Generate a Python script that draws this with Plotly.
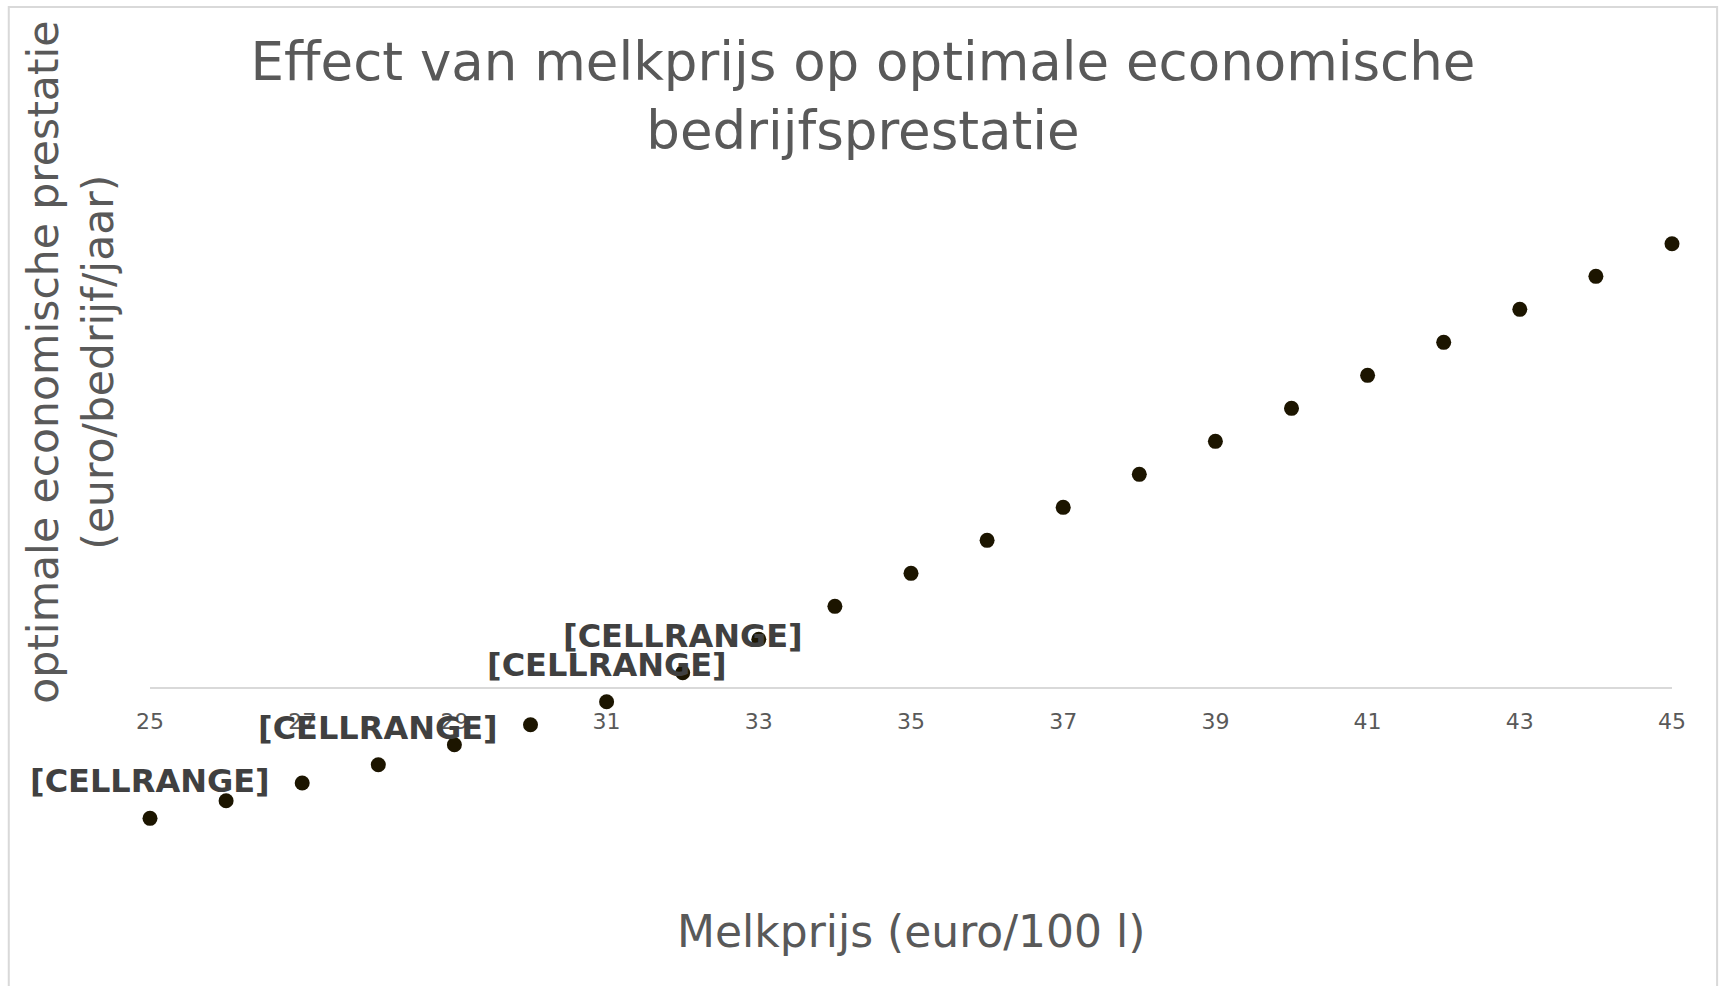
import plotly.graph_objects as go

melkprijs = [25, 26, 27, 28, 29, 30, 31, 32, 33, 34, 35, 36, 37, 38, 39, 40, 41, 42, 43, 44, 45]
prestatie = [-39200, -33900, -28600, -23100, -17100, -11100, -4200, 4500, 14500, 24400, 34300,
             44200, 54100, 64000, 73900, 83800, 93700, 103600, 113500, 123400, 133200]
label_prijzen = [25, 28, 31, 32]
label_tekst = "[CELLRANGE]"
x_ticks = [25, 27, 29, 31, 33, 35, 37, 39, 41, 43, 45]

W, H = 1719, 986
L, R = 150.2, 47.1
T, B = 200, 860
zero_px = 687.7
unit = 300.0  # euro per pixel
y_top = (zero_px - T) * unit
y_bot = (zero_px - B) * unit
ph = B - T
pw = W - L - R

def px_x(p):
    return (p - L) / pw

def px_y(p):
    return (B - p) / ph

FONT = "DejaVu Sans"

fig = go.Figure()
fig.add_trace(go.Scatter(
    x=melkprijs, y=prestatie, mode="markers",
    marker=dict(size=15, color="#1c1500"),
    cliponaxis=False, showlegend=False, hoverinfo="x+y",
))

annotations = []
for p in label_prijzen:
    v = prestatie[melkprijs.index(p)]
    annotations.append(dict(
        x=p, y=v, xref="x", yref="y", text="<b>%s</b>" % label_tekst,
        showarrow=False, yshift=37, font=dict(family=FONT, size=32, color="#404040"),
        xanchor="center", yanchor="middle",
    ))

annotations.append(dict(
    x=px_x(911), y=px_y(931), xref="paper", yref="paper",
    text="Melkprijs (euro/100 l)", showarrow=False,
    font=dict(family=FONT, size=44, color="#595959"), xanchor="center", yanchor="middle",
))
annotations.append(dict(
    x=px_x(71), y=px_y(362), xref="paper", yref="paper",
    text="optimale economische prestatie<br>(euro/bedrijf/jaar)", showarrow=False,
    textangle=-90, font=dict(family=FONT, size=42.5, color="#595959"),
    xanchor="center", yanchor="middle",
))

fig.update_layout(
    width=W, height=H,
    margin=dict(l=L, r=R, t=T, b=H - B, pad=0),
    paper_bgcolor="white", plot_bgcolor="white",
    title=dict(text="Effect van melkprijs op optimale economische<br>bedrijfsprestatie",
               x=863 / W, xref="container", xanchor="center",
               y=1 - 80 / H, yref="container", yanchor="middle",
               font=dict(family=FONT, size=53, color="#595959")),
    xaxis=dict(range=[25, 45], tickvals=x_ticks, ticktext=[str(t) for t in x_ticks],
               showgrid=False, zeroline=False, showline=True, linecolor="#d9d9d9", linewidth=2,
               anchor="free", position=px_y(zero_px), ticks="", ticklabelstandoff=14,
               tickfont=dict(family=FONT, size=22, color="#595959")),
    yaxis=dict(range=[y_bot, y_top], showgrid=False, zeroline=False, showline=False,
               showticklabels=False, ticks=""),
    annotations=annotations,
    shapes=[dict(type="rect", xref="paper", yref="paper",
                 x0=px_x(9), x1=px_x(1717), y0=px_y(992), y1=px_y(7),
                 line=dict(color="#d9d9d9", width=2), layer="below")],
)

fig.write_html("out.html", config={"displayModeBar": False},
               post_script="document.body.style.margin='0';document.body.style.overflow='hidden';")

• [EXERCISE GOAL]: Leave out the pictures and reproduce the rest of the listing exactly.

• [ANSWER TO THE PROBLEM]:
Generate a Python script that draws this with Plotly.
import plotly.graph_objects as go

melkprijs = [25, 26, 27, 28, 29, 30, 31, 32, 33, 34, 35, 36, 37, 38, 39, 40, 41, 42, 43, 44, 45]
prestatie = [-39200, -33900, -28600, -23100, -17100, -11100, -4200, 4500, 14500, 24400, 34300,
             44200, 54100, 64000, 73900, 83800, 93700, 103600, 113500, 123400, 133200]
label_prijzen = [25, 28, 31, 32]
label_tekst = "[CELLRANGE]"
x_ticks = [25, 27, 29, 31, 33, 35, 37, 39, 41, 43, 45]

W, H = 1719, 986
L, R = 150.2, 47.1
T, B = 200, 860
zero_px = 687.7
unit = 300.0  # euro per pixel
y_top = (zero_px - T) * unit
y_bot = (zero_px - B) * unit
ph = B - T
pw = W - L - R

def px_x(p):
    return (p - L) / pw

def px_y(p):
    return (B - p) / ph

FONT = "DejaVu Sans"

fig = go.Figure()
fig.add_trace(go.Scatter(
    x=melkprijs, y=prestatie, mode="markers",
    marker=dict(size=15, color="#1c1500"),
    cliponaxis=False, showlegend=False, hoverinfo="x+y",
))

annotations = []
for p in label_prijzen:
    v = prestatie[melkprijs.index(p)]
    annotations.append(dict(
        x=p, y=v, xref="x", yref="y", text="<b>%s</b>" % label_tekst,
        showarrow=False, yshift=37, font=dict(family=FONT, size=32, color="#404040"),
        xanchor="center", yanchor="middle",
    ))

annotations.append(dict(
    x=px_x(911), y=px_y(931), xref="paper", yref="paper",
    text="Melkprijs (euro/100 l)", showarrow=False,
    font=dict(family=FONT, size=44, color="#595959"), xanchor="center", yanchor="middle",
))
annotations.append(dict(
    x=px_x(71), y=px_y(362), xref="paper", yref="paper",
    text="optimale economische prestatie<br>(euro/bedrijf/jaar)", showarrow=False,
    textangle=-90, font=dict(family=FONT, size=42.5, color="#595959"),
    xanchor="center", yanchor="middle",
))

fig.update_layout(
    width=W, height=H,
    margin=dict(l=L, r=R, t=T, b=H - B, pad=0),
    paper_bgcolor="white", plot_bgcolor="white",
    title=dict(text="Effect van melkprijs op optimale economische<br>bedrijfsprestatie",
               x=863 / W, xref="container", xanchor="center",
               y=1 - 80 / H, yref="container", yanchor="middle",
               font=dict(family=FONT, size=53, color="#595959")),
    xaxis=dict(range=[25, 45], tickvals=x_ticks, ticktext=[str(t) for t in x_ticks],
               showgrid=False, zeroline=False, showline=True, linecolor="#d9d9d9", linewidth=2,
               anchor="free", position=px_y(zero_px), ticks="", ticklabelstandoff=14,
               tickfont=dict(family=FONT, size=22, color="#595959")),
    yaxis=dict(range=[y_bot, y_top], showgrid=False, zeroline=False, showline=False,
               showticklabels=False, ticks=""),
    annotations=annotations,
    shapes=[dict(type="rect", xref="paper", yref="paper",
                 x0=px_x(9), x1=px_x(1717), y0=px_y(992), y1=px_y(7),
                 line=dict(color="#d9d9d9", width=2), layer="below")],
)

fig.write_html("out.html", config={"displayModeBar": False},
               post_script="document.body.style.margin='0';document.body.style.overflow='hidden';")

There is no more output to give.